Deixei a moto na aldeia e um miúdo guiou-nos, primeiro através de alguns campos de arroz e depois de floresta, durante cerca de 15 minutos, até casa do tal “homem da floresta” que vivia com uma mulher e dois filhos pequenos.
Iniciámos então a nossa caminhada através de densa floresta, onde o homem seguia à frente, manipulando uma espécie de pequena foice, com a qual ia abrindo caminho por entre a vegetação. O trajeto incluiu travessias de rios em que descalçamos os sapatos e eu também as meias, que provocaram o riso do “homem da floresta” e do miúdo que me acompanhava.  Pelo caminho passamos por várias crateras abertas pelas bombas largadas pelos americanos durante a guerra do Vietnam. Esta zona fica perto da fronteira e muitos dos guerrilheiros escondiam-se nesta floresta, razão pela qual foi tão bombardeada. O vizinho Laos, por onde passavam muitos dos abastecimentos dos Vietcongs, é considerado o país no mundo mais bombardeado de sempre, por milhar de habitantes. Durante a guerra do Vietnam os americanos descarregaram ali, em média, um bombardeiro B52 a cada 8 minutos durante dez anos seguidos, com o país a ser mais bombardeado nessa época que todos os países europeus juntos durante a segunda guerra mundial.

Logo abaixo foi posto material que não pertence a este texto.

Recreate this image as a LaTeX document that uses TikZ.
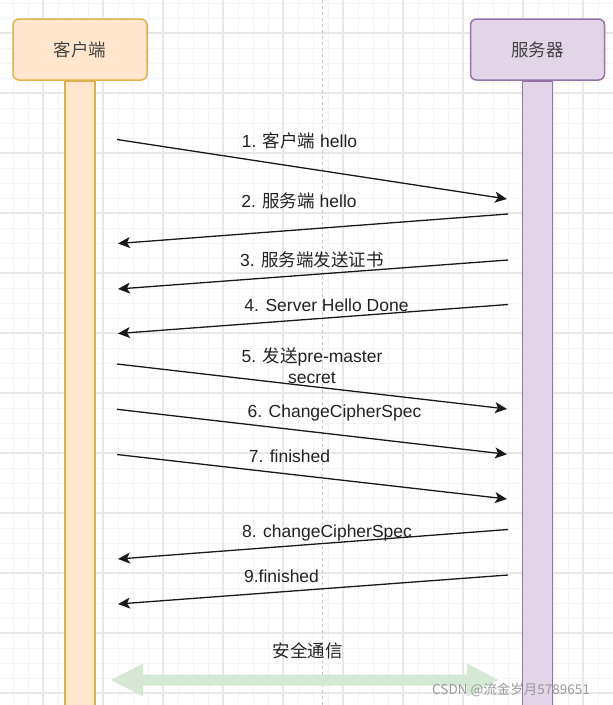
\documentclass[tikz,border=0pt]{standalone}
\usepackage{fontspec}
\setmainfont{Liberation Sans}
\newfontfamily\cjk{Noto Sans CJK SC}
\usetikzlibrary{arrows.meta}
\definecolor{clientfill}{HTML}{FFE6CC}
\definecolor{clientline}{HTML}{DDB24E}
\definecolor{serverfill}{HTML}{E1D5E7}
\definecolor{serverline}{HTML}{9673A6}
\definecolor{minorgrid}{HTML}{F4F4F4}
\definecolor{majorgrid}{HTML}{E7E7E7}
\definecolor{pagedash}{HTML}{C8C8C8}
\definecolor{safegreen}{HTML}{D5E8D4}
\definecolor{labeltext}{HTML}{222222}
\definecolor{marktext}{HTML}{9A9A9A}
\tikzset{
  minorline/.style={draw=minorgrid, line width=0.9pt},
  majorline/.style={draw=majorgrid, line width=1.1pt},
  headbox/.style={rounded corners=6pt, line width=1.5pt, minimum width=134pt, minimum height=61pt, inner sep=0pt, font=\cjk\fontsize{17.5}{21}\selectfont, text=labeltext!85},
  clientbox/.style={headbox, fill=clientfill, draw=clientline},
  serverbox/.style={headbox, fill=serverfill, draw=serverline},
  lifebar/.style={anchor=north, minimum width=30pt, minimum height=640pt, inner sep=0pt, line width=1.5pt},
  clientbar/.style={lifebar, fill=clientfill, draw=clientline},
  serverbar/.style={lifebar, fill=serverfill, draw=serverline},
  msg/.style={draw=black!90, line width=1.3pt, -{Stealth[length=12pt,width=11pt,inset=3pt]}},
  msglabel/.style={anchor=base, inner sep=0pt, align=center, text=labeltext, font=\fontsize{17.5}{21}\selectfont},
}
\begin{document}
\begin{tikzpicture}[x=1pt,y=-1pt]
\useasboundingbox (0,0) rectangle (613,705);
\clip (0,0) rectangle (613,705);
\fill[white] (0,0) rectangle (613,705);
% grid
\foreach \i in {0,...,40} {\draw[minorline] ({13+15*\i},0) -- ({13+15*\i},705);}
\foreach \i in {0,...,47} {\draw[minorline] (0,{3+15*\i}) -- (613,{3+15*\i});}
\foreach \i in {0,...,10} {\draw[majorline] ({43+60*\i},0) -- ({43+60*\i},705);}
\foreach \i in {0,...,11} {\draw[majorline] (0,{33+60*\i}) -- (613,{33+60*\i});}
\draw[pagedash, line width=1pt, dash pattern=on 3pt off 3pt] (322,0) -- (322,705);
% lifelines
\node[clientbar] (cbar) at (80,80) {};
\node[serverbar] (sbar) at (537.5,80) {};
\node[clientbox] (client) at (80,49.5) {客户端};
\node[serverbox] (server) at (537.5,49.5) {服务器};
% message end points
\coordinate (a1) at (117,139.5); \coordinate (b1) at (507,199);
\coordinate (a2) at (508,214); \coordinate (b2) at (118,243.5);
\coordinate (a3) at (508,260); \coordinate (b3) at (118,289);
\coordinate (a4) at (508,304.5); \coordinate (b4) at (118,333.5);
\coordinate (a5) at (117,364); \coordinate (b5) at (507,409);
\coordinate (a6) at (117,409.3); \coordinate (b6) at (507,454.3);
\coordinate (a7) at (117,454.5); \coordinate (b7) at (507,499);
\coordinate (a8) at (508,529.5); \coordinate (b8) at (118,559);
\coordinate (a9) at (508,575); \coordinate (b9) at (118,604);
\foreach \k in {1,...,9} {\draw[msg] (a\k) -- (b\k);}
% labels
\node[msglabel] (l1) at (299.5,147) {1. {\cjk 客户端} hello};
\node[msglabel] (l2) at (299,207) {2. {\cjk 服务端} hello};
\node[msglabel] (l3) at (312,266.5) {3. {\cjk 服务端发送证书}};
\node[msglabel] (l4) at (326.5,311.5) {4. Server Hello Done};
\node[msglabel] (l5) at (312,383.5) {5. {\cjk 发送}pre-master\\secret};
\node[msglabel] (l6) at (334.5,417) {6. ChangeCipherSpec};
\node[msglabel] (l7) at (289.5,462) {7. finished};
\node[msglabel] (l8) at (327,537) {8. changeCipherSpec};
\node[msglabel] (l9) at (281.5,582) {9.finished};
% secure channel arrow
\coordinate (gl) at (111,680); \coordinate (gr) at (498,680);
\fill[safegreen] (gl) -- (143,663.5) -- (143,674.5) -- (467,674.5) -- (467,663.5) -- (gr) -- (467,696.5) -- (467,685.5) -- (143,685.5) -- (143,696.5) -- cycle;
\node[msglabel, font=\cjk\fontsize{17.5}{21}\selectfont] (safe) at (307.5,657) {安全通信};
% watermark
\node[anchor=base, inner sep=0pt, text=marktext, font=\cjk\fontsize{13.5}{16}\selectfont] (mark) at (511,694) {CSDN @流金岁月5789651};
\end{tikzpicture}
\end{document}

Passada uma hora de caminhada começámos a ouvir um barulho de veículo a desbravar caminho através da floresta. Cruzámo-nos então com um camião militar carregado de árvores ao que o “homem da floresta” fez um ar de zangado. Mais à frente encontramos várias árvores abatidas e ele parava e ficava um momento em frente de cada uma, como quem vela um morto.
Caminhávamos há três horas quando chegámos a um rio onde ficámos a tomar banho. Os meus companheiros de viagem lançaram uma rede que traziam e pescaram um peixe que assaram numa fogueira para o nosso almoço, acompanhado por arroz para eles e dois ovos cozidos para mim, que tínhamos trazido da vila.
Partimos de volta pela uma e meia da tarde. O “homem da floresta”, a galgar caminho sem sequer uma bússola, de vez em quando perdia-se mas acabava por “encontrar o norte” e, depois de passarmos por umas barracas isoladas onde mulheres descascavam arroz num almofariz, acabámos por encontrar o rio que atravessamos descalços para chegar de volta a casa dele já sem força nas pernas e com os pés a arderem. Tínhamos caminhado seis horas através da floresta.
No regresso de moto à vila da outra margem, as mesmas peripécias ao atravessar as pontes abatidas e a dificuldade do embarque e desembarque na barcaça,  quando vi a moto perto de cair ao rio com o condutor. Mas, desta vez, não houve quedas a registar.